THE first minister has waded into the row over the proposal to call a Valleys village Y Farteg calling for sensitivity over how Welsh spellings might be interpreted.

Carwyn Jones told the Senedd that the Varteg had already been identified as where it wouldn’t be sensible to use the correct Welsh spelling “for obvious reasons”.

He made the comments on Tuesday after Torfaen AM Lynne Neagle told First Ministers Question Time that the proposal by the Welsh Language Commissioner for the translation was putting a wedge between Welsh and non-Welsh speakers.

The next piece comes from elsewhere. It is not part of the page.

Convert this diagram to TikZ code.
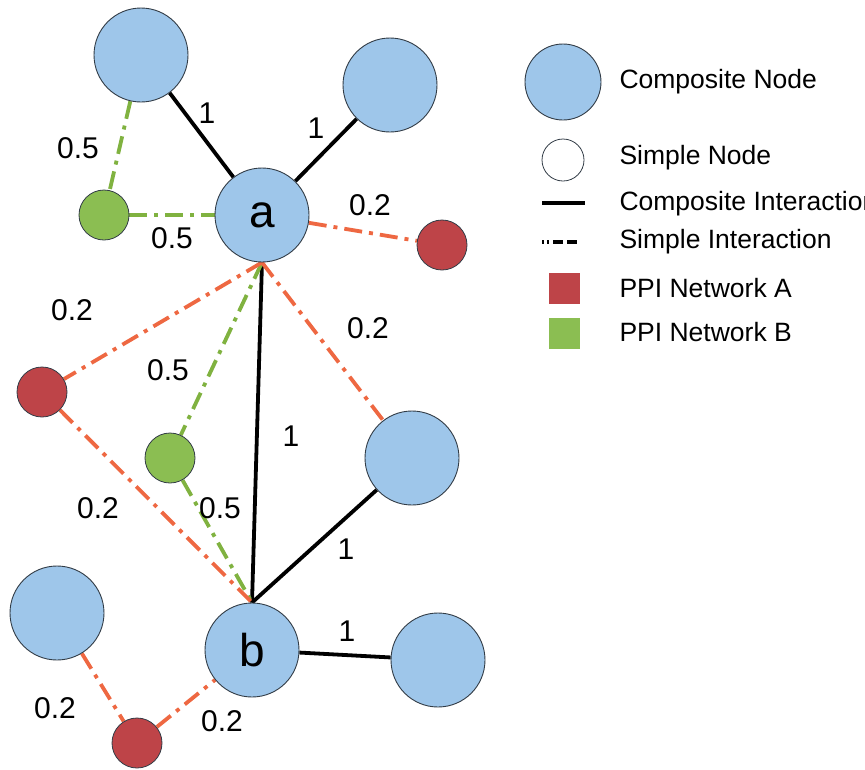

Ms Neagle asked Mr Jones to “listen to the people of Varteg who overwhelmingly don’t want this change” and asked if he would look at whether the budget of the commissioner could be better spent promoting the language “rather than hen-pecking hard pressed communities”.

“It’s desperately sad that when so much hard work and investment has gone into promoting the language in places like Torfaen, this clumsy intervention has served to once-again drive a wedge between Welsh speaking and non-Welsh speaking communities,” she said.

Mr Jones replied that “we have to be practical about these things and pragmatic".

“Some years ago the late Dr Phil Williams picked out Varteg as precisely an example of where it wouldn’t be sensible to use the correct Welsh spelling for obvious reasons,” he said.

“The reality is as a bilingual nation we have to be sensitive to the mis-interpretations that can be put on certain spellings and I think a practical approach will be welcomed by all constituents.”

Torfaen Council will soon be running a consultation which will ask whether people want Varteg to be known in Welsh as Y Farteg.

A previous three week consultation was held in January but a local councillor had considered Farteg inappropriate and it wasn’t adopted at the time.

But the Welsh Lanuage Commissioner instead proposed the alternative name Y Farteg.

Paul Murphy, Torfaen’s MP, has asked why people in Varteg were being told how to spell their own place name.

He had said: “I’m supportive of sensible steps to help the Welsh Language, but this is not the way to achieve that – it will only fuel resentment.”